Anita Gelato and Yoghurt
At Anita Gelato in Tel Aviv’s leafy, arty Neve Tzedek district, I tasted dairy-free halva ice cream and a scrummy, icy blend of caramel cookies and soya milk.
Pull the Carrot
Pick your own giant strawberries, tomatoes and carrots at Pull the Carrot, a family-run farm, which is a 30 minute drive north-east of Tel Aviv, near Tzofit.
This area is known for its Turkish, Greek and Iranian immigrant heritage, dating back to the 1920s.
Top chefs visit Levinsky’s timeless shops for fresh spices, dried fruits and hand-roasted coffees.
Café Levinsky 41 has superb teas, coffees and pastries, which you can enjoy in a converted van parked outside.
A woman on a mission, Adi Cohen Siman Tov, holds vegan cooking workshops in her apartment in the village of Modi’im.
We chopped and blended, and Adi converted even the most stubborn carnivore in our party.
We seemed to spend the whole time stuffing our faces with homemade chocolate halva (sweet, dense confections), Turkish-style gözleme (folded and filled flatbread) with tabbouleh and lemon and incredible bourekas (stuffed pastries) with mashed potato and egg, deep-fried and served in a pitta pocket.
Jaffa Orange Juice
The breakfasts at the Market House hotel were quite spectacular, with fresh breads, eggs, avocado toast, fried aubergines, olives, fruit salad, cheesecake and nuts.
But, when in Jaffa, I had to start the day with freshly-squeezed orange juice, except when I drank fresh beetroot or fresh carrot juices. Wow.
More information at Go Israel
How to get there
British Airways flies London Heathrow to Tel Aviv Ben-Gurion International, with a flight time of around five hours.
No visas are required for British passports; instead of a stamp in their passport, travellers receive a removable slip of paper.

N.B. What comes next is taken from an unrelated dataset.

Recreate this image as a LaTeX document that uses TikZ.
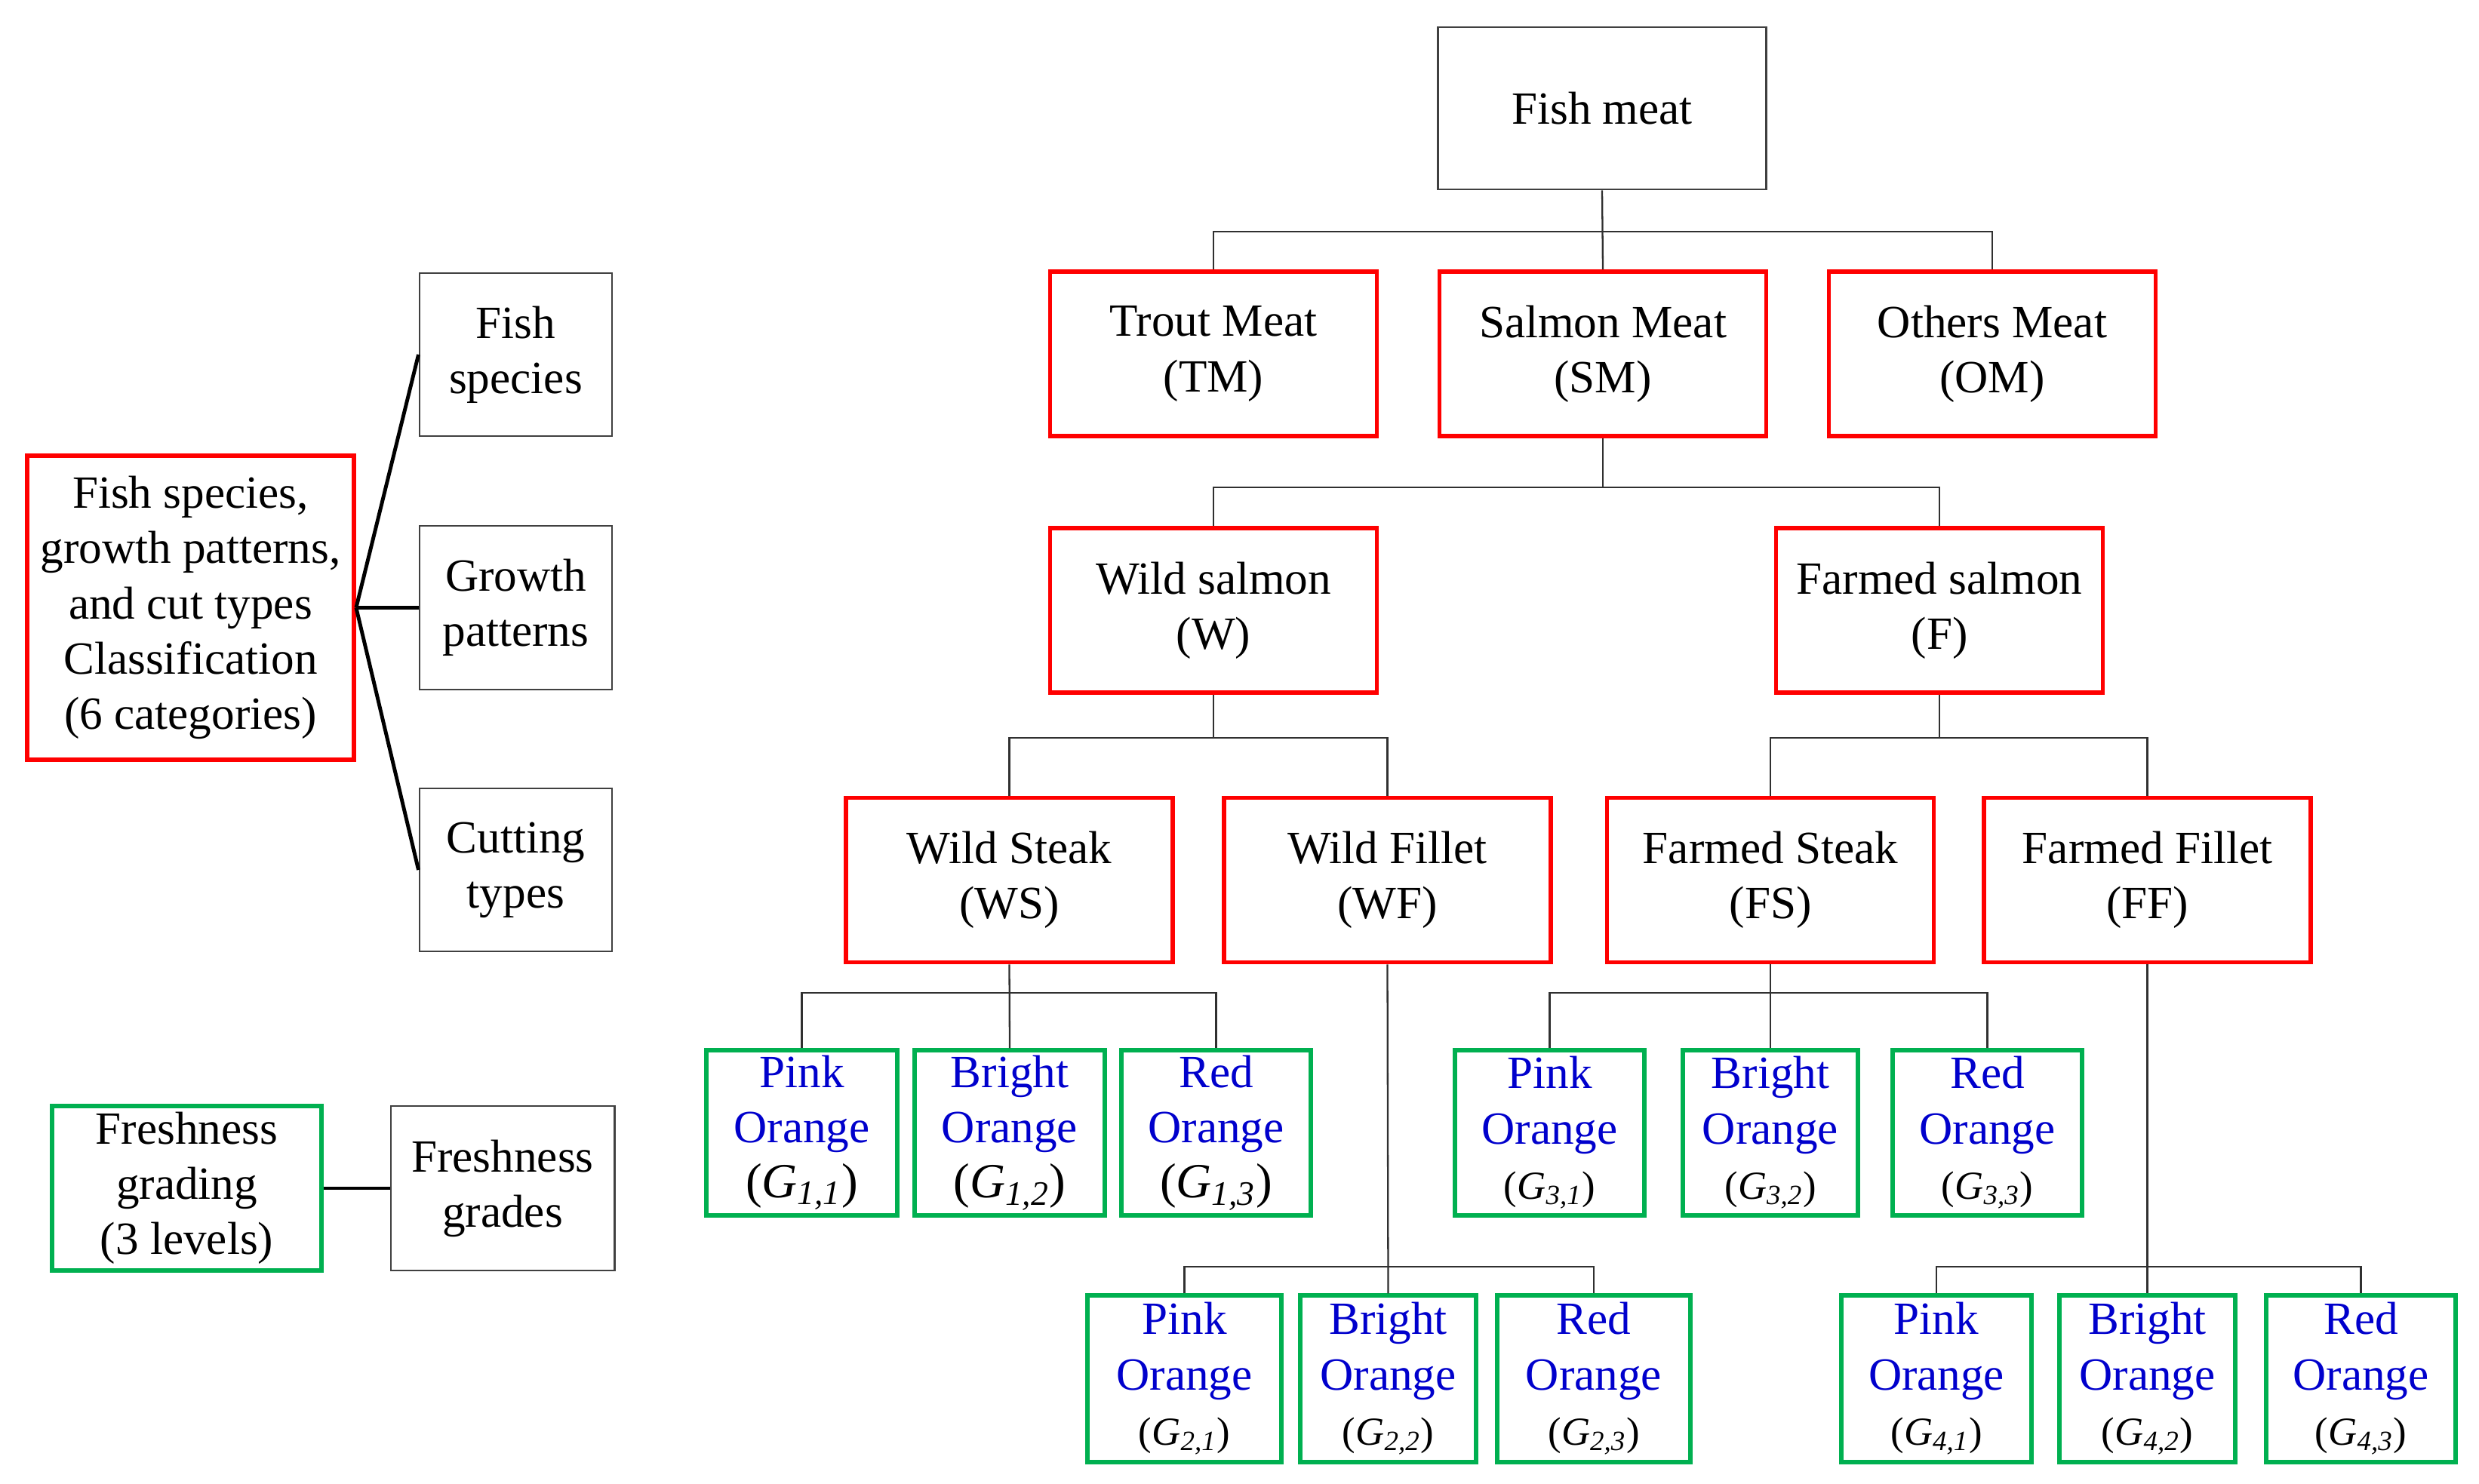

£1 gets you 4.4 NIS (Israeli New Shekels)
Where to stay
Arthur Hotel, Jerusalem
Charming boutique hotel in the heart of the city
Market House, Jaffa
Boutique hotel in Jaffa, superb breakfasts, all-in happy hour(s), convenient for everything.
The Norman, Tel Aviv
Stunning hotel near Bauhaus-influenced Rothschild Boulevard, with a superb restaurant.